L’idiotie des plans de relance permanents

par Nono Ladette
jeudi 4 décembre 2008

 Depuis que George Bush a commencé à distribuer des chèques aux américains début 2008, presque tous les gouvernants dans le monde ont été pris d’une envie irrépressible : puiser plus vite que les autres dans l’argent public pour tenter de diminuer les effets de la crise. Une compétition court-termiste du plus gros déficit (dans laquelle la France part avec une longueur d’avance) semblable à la surenchère de risques pris par les banquiers dans le subprime ! Pourtant, des plans de relance en période de récession seraient nécessaires pour lisser les effets des cycles économiques... si des marges de manœuvre étaient dégagées en temps de forte croissance.

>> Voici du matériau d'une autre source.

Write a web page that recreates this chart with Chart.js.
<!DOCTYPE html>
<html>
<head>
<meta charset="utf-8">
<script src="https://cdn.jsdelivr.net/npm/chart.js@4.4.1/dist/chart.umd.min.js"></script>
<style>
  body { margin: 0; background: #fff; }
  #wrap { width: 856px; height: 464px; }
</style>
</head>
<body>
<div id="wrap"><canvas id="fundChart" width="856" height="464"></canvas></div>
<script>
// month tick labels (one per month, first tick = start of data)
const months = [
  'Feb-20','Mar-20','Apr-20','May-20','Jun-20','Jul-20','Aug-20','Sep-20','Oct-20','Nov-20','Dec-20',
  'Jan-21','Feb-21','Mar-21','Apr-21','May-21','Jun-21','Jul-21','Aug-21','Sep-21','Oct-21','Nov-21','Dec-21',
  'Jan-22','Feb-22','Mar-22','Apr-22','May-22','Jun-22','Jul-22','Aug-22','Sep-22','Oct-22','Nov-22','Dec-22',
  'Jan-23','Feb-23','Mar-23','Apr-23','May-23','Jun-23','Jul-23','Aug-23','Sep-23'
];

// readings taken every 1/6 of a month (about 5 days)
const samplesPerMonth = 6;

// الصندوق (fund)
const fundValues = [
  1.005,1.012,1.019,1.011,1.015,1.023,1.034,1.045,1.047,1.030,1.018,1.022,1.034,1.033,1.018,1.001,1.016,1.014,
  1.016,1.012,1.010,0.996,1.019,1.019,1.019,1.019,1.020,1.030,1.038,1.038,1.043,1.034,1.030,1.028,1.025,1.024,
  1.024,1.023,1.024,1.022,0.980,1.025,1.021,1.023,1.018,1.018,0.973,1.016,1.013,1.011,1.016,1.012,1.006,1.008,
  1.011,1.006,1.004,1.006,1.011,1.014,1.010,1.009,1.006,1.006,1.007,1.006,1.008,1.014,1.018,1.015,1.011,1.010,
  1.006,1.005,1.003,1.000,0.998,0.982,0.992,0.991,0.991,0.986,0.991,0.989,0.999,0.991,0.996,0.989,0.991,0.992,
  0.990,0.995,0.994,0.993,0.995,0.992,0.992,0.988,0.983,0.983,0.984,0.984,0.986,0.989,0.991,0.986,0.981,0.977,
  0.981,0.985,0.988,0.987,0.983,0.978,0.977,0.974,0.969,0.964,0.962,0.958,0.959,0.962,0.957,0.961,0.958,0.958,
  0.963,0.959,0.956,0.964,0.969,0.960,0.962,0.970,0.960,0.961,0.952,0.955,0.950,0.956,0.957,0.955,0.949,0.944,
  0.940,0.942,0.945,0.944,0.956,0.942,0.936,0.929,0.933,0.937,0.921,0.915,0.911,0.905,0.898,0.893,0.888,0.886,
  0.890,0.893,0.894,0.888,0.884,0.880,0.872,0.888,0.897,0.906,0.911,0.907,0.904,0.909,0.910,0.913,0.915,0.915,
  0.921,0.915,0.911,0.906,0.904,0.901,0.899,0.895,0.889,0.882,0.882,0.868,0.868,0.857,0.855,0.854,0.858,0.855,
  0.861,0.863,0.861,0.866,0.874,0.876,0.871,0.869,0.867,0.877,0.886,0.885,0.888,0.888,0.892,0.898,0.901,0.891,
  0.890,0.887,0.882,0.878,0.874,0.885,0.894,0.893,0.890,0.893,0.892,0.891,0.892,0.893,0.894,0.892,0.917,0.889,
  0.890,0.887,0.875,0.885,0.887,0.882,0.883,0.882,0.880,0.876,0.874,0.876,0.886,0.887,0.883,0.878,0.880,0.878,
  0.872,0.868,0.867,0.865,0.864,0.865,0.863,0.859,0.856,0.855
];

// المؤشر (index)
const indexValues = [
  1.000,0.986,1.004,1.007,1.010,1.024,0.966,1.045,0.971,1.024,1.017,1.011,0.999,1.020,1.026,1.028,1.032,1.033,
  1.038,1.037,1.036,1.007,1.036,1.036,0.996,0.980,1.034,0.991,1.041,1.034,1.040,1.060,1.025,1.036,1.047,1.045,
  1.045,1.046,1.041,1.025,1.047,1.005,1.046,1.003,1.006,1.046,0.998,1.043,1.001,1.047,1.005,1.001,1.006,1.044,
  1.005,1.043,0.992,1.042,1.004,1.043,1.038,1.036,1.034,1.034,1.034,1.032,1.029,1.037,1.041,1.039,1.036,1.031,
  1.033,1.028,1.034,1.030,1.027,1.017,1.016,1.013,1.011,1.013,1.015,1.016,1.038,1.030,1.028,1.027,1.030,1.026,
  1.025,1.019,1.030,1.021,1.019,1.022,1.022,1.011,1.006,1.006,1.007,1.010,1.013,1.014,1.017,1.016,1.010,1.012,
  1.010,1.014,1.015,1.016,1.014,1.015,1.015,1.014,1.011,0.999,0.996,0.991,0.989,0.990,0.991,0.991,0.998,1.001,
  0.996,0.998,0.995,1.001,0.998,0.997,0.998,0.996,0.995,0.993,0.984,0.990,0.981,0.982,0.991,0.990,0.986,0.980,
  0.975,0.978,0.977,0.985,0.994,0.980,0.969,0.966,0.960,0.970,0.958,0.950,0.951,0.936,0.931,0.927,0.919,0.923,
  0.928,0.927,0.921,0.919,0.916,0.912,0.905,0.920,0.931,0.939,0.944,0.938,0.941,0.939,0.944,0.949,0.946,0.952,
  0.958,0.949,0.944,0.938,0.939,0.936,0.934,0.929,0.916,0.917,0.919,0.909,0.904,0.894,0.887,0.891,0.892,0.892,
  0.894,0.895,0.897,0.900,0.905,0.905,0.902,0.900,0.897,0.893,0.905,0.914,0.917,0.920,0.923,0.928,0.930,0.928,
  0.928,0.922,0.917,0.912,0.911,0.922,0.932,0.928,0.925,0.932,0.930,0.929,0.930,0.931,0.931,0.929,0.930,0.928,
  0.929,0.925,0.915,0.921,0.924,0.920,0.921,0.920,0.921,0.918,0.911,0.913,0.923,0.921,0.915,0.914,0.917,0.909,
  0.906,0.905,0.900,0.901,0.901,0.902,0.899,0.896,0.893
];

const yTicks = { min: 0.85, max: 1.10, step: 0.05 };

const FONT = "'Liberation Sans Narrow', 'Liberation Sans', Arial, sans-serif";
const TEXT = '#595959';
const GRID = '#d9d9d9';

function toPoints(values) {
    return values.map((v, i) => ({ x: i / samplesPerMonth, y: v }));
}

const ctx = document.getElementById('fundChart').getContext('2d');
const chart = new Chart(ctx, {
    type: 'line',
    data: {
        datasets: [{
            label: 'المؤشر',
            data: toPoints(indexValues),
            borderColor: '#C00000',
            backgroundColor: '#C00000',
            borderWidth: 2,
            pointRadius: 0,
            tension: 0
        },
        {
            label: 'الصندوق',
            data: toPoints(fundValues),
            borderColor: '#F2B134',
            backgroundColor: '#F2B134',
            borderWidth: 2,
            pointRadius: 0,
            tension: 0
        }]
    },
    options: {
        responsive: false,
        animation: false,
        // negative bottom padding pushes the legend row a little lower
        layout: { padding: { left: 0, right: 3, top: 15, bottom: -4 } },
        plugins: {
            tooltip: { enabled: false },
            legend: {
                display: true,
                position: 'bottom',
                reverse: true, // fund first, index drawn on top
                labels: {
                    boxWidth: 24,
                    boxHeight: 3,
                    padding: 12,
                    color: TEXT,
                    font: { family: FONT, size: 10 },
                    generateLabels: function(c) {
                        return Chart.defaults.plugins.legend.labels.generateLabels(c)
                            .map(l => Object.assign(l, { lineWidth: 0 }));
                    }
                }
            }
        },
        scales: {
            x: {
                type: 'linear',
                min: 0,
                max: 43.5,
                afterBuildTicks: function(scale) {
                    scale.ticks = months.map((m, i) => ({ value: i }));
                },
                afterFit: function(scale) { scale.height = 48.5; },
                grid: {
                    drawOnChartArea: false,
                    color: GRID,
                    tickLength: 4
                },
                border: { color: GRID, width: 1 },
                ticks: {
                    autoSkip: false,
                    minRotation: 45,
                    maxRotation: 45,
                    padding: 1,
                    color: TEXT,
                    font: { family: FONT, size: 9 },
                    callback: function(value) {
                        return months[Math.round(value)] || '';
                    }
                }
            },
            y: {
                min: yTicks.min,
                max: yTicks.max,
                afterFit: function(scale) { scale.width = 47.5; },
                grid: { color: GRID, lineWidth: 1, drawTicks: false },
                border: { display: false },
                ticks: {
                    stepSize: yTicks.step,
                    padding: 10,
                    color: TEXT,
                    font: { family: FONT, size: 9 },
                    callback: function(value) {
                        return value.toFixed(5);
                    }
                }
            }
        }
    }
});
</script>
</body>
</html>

Je ne discuterai pas les plans de sauvetage du système financier : au point où on en était ils étaient inévitables. En revanche les plans de relance immédiats de la machine économique enrayée constituent une négation de la crise. En effet, une crise est une période de rupture entre un équilibre et un autre, de passage d’un monde à un autre. Elle implique des changements nécessaires et elle permet des évolutions souhaitables.

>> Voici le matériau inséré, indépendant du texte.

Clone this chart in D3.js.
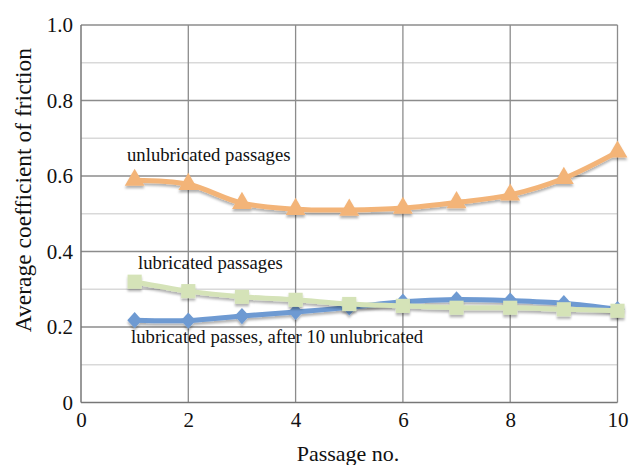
<!DOCTYPE html>
<html><head><meta charset="utf-8">
<script src="https://cdnjs.cloudflare.com/ajax/libs/d3/7.8.5/d3.min.js"></script>
<style>body{margin:0;background:#fff}svg{display:block}
svg text{font-family:"Liberation Serif","Times New Roman",Times,"DejaVu Serif",serif;}</style>
</head><body>
<svg id="c" width="630" height="465"></svg>
<script>
const passages = [1,2,3,4,5,6,7,8,9,10];
const unlubricated = [0.589,0.578,0.528,0.512,0.510,0.515,0.530,0.550,0.594,0.664];
const lubricated = [0.320,0.295,0.280,0.272,0.261,0.256,0.251,0.251,0.247,0.243];
const lubricatedAfter = [0.218,0.217,0.229,0.240,0.252,0.267,0.273,0.270,0.263,0.247];
const xTicks = [0,2,4,6,8,10];
const yTicks = [0,0.2,0.4,0.6,0.8,1.0];
const yMinor = [0.1,0.3,0.5,0.7,0.9];
const yTickLabels = ["0","0.2","0.4","0.6","0.8","1.0"];

const svg = d3.select("#c");
const m = {l:81, r:617.5, t:25, b:402.5};
const x = d3.scaleLinear().domain([0,10]).range([m.l, m.r]);
const y = d3.scaleLinear().domain([0,1]).range([m.b, m.t]);

const defs = svg.append("defs");
const f = defs.append("filter").attr("id","sh").attr("x","-30%").attr("y","-30%").attr("width","160%").attr("height","180%");
f.append("feDropShadow").attr("dx",0).attr("dy",2.5).attr("stdDeviation",1.3).attr("flood-color","#000").attr("flood-opacity",0.3);

// minor gridlines
svg.append("g").selectAll("line").data(yMinor).join("line")
  .attr("x1",m.l).attr("x2",m.r).attr("y1",d=>y(d)).attr("y2",d=>y(d))
  .attr("stroke","#d9d9d9").attr("stroke-width",1.3);
// major horizontal
svg.append("g").selectAll("line").data(yTicks.slice(1)).join("line")
  .attr("x1",m.l).attr("x2",m.r).attr("y1",d=>y(d)).attr("y2",d=>y(d))
  .attr("stroke","#8c8c8c").attr("stroke-width",1.3);
// vertical
svg.append("g").selectAll("line").data(xTicks.slice(1)).join("line")
  .attr("x1",d=>x(d)).attr("x2",d=>x(d)).attr("y1",m.t).attr("y2",m.b)
  .attr("stroke","#8c8c8c").attr("stroke-width",1.3);
// axes lines
svg.append("line").attr("x1",m.l).attr("x2",m.l).attr("y1",m.t).attr("y2",m.b).attr("stroke","#777").attr("stroke-width",1.5);
svg.append("line").attr("x1",m.l).attr("x2",m.r).attr("y1",m.b).attr("y2",m.b).attr("stroke","#777").attr("stroke-width",1.5);

// tick labels via axes
const yAxis = svg.append("g").attr("transform",`translate(${m.l},0)`)
  .call(d3.axisLeft(y).tickValues(yTicks).tickFormat((d,i)=>yTickLabels[i]).tickSize(0).tickPadding(8));
const xAxis = svg.append("g").attr("transform",`translate(0,${m.b})`)
  .call(d3.axisBottom(x).tickValues(xTicks).tickSize(0).tickPadding(10));
[yAxis,xAxis].forEach(a=>{a.select(".domain").remove();a.attr("font-family",null);a.selectAll("text").attr("font-size",21).attr("fill","#111");});

// series
const series = [
  {vals:lubricatedAfter, color:"#6e9ad2", shape:d3.symbolDiamond, size:120},
  {vals:lubricated, color:"#d5e3b8", shape:d3.symbolSquare, size:200},
  {vals:unlubricated, color:"#f3b478", shape:d3.symbolTriangle, size:170},
];
const line = d3.line().x((d,i)=>x(passages[i])).y(d=>y(d)).curve(d3.curveCatmullRom.alpha(0.5));
series.forEach(s=>{
  const g = svg.append("g").attr("filter","url(#sh)");
  g.append("path").datum(s.vals).attr("d",line).attr("fill","none").attr("stroke",s.color).attr("stroke-width",5).attr("stroke-linecap","round");
  g.selectAll("path.m").data(s.vals).join("path").attr("class","m")
    .attr("transform",(d,i)=>`translate(${x(passages[i])},${y(d)})${s.shape===d3.symbolDiamond?" scale(1.25,0.8)":""}`)
    .attr("d",d3.symbol().type(s.shape).size(s.size)).attr("fill",s.color);
});

// annotations
const ann = [
  {t:"unlubricated passages", x:127, y:161},
  {t:"lubricated passages", x:138, y:269},
  {t:"lubricated passes, after 10 unlubricated", x:131, y:343},
];
svg.append("g").selectAll("text").data(ann).join("text")
  .attr("x",d=>d.x).attr("y",d=>d.y).text(d=>d.t)
  .attr("font-size",18.7).attr("fill","#111");

// axis titles
svg.append("text").attr("x",348).attr("y",461).attr("text-anchor","middle")
  .attr("font-size",22).attr("fill","#111").text("Passage no.");
svg.append("text").attr("transform","translate(31,190) rotate(-90)").attr("text-anchor","middle")
  .attr("font-size",23.5).attr("fill","#111").text("Average coefficient of friction");
</script>
</body></html>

Prenons l’exemple de l’automobile : depuis plusieurs années le nombre de véhicules légers (voitures particulières et utilitaires légers) vendus en France était à peu près stable à 2,5 millions (la production française étant légèrement supérieure). Cette production générait beaucoup de richesses pour le pays, en termes d’emplois (environ 10% de la population active), de profits et de recettes fiscales. Soudainement la production a baissé de 20%, sans perspective de rebond à court ou moyen terme. L’Etat doit-il faire en sorte qu’elle revienne immédiatement à son niveau antérieur, quitte à devoir subventionner toute l’activité automobile du pays ? Ne devrait-il pas dans un premier temps laisser les patrons et leurs actionnaires à leurs responsabilités, eux qui avaient promis une hausse de la production ?

Ne devrait-il pas se demander quels secteurs relancer : ceux en crise ou ceux à potentiel ? La crise nous dit : nous vivrons demain dans un monde avec moins de voitures, un monde qui consomme moins d’acier, moins d’aluminium, peut-être moins de pétrole... Et tant mieux, on commençait à s’en rendre compte, c’est maintenant clair. Plutôt que d’utiliser des milliards d’argent public pour maintenir la production de lagunas, l’Etat devrait affecter ces ressources sur l’accompagnement des ouvriers qui y auront perdu leur emploi (formation ou prime directe) et sur la stimulation des secteurs économiques de demain dans lequel notre pays peut avoir un avantage technologique et qui peuvent être notre prospérité de demain (transports propres, énergie solaire, bio- et nano-technologies, sans oublier la recherche fondamentale...). Enfin, il le pourrait s’il n’était pas déjà en "plan de relance permanent".

En effet, rappelez-vous début 2007 : alors que la croissance mondiale dépassait 5%, l’économie française croissait de 2% par an depuis plusieurs années. Tous les candidats à la présidentielle - et surtout celui qui l’a emportée - estimaient pourtant qu’une fois élus ils l’augmenteraient à 3% ("avec les dents" si nécessaire). L’économie créait un nombre exceptionnel d’emplois (300 000 en 2007) mais nos dirigeants ont fait une erreur fondamentale de diagnostic : penser que la croissance était inférieure à son potentiel et donc la stimuler par defauras éxonérations fiscales. Par exemple la réduction de TVA à 5,5% sur la rénovation dans le bâtiment et les réductions d’impôt sur le revenu (Besson, Robien, etc) pour stimuler la construction de nouveaux logements alors même que les entreprises du secteur manquaient de main-d’oeuvre ! Il aurait mieux fallu remonter la TVA à 19,6% et supprimer ces avantages fiscaux dès que l’activité immobilière a dépassé son potentiel de moyen-terme en 2004-2005 (le déficit de l’Etat aurait été réduit) et utiliser cette marge de manoeuvre en 2009 pour que les entreprises du bâtiment n’aient pas trop à licencier !

Car en réalité, le potentiel de croissance était plutôt de 1,5% (ce que Patrick Artus rappelait souvent dans L’Expansion par exemple) et si nous étions au-dessus, c’est uniquement parce que l’activité était stimulée à court-terme par l’augmentation du crédit (en France comme ailleurs). Nos dirigeants auraient dû mettre des noisettes de côté comme les Allemands, pour pouvoir stimuler une économie en difficulté en 2009. Au lieu de cela, notre déficit restait très proche de 3% du PIB. Avant tout plan de relance, par le seul fait du ralentissement économique, il sera de 4% en 2009 et 5% en 2010, avec une dette nettement supérieure à 70%. Toute dépense additionnelle remettrait en cause - et pour la première fois - la solvabilité à moyen-terme de l’Etat français.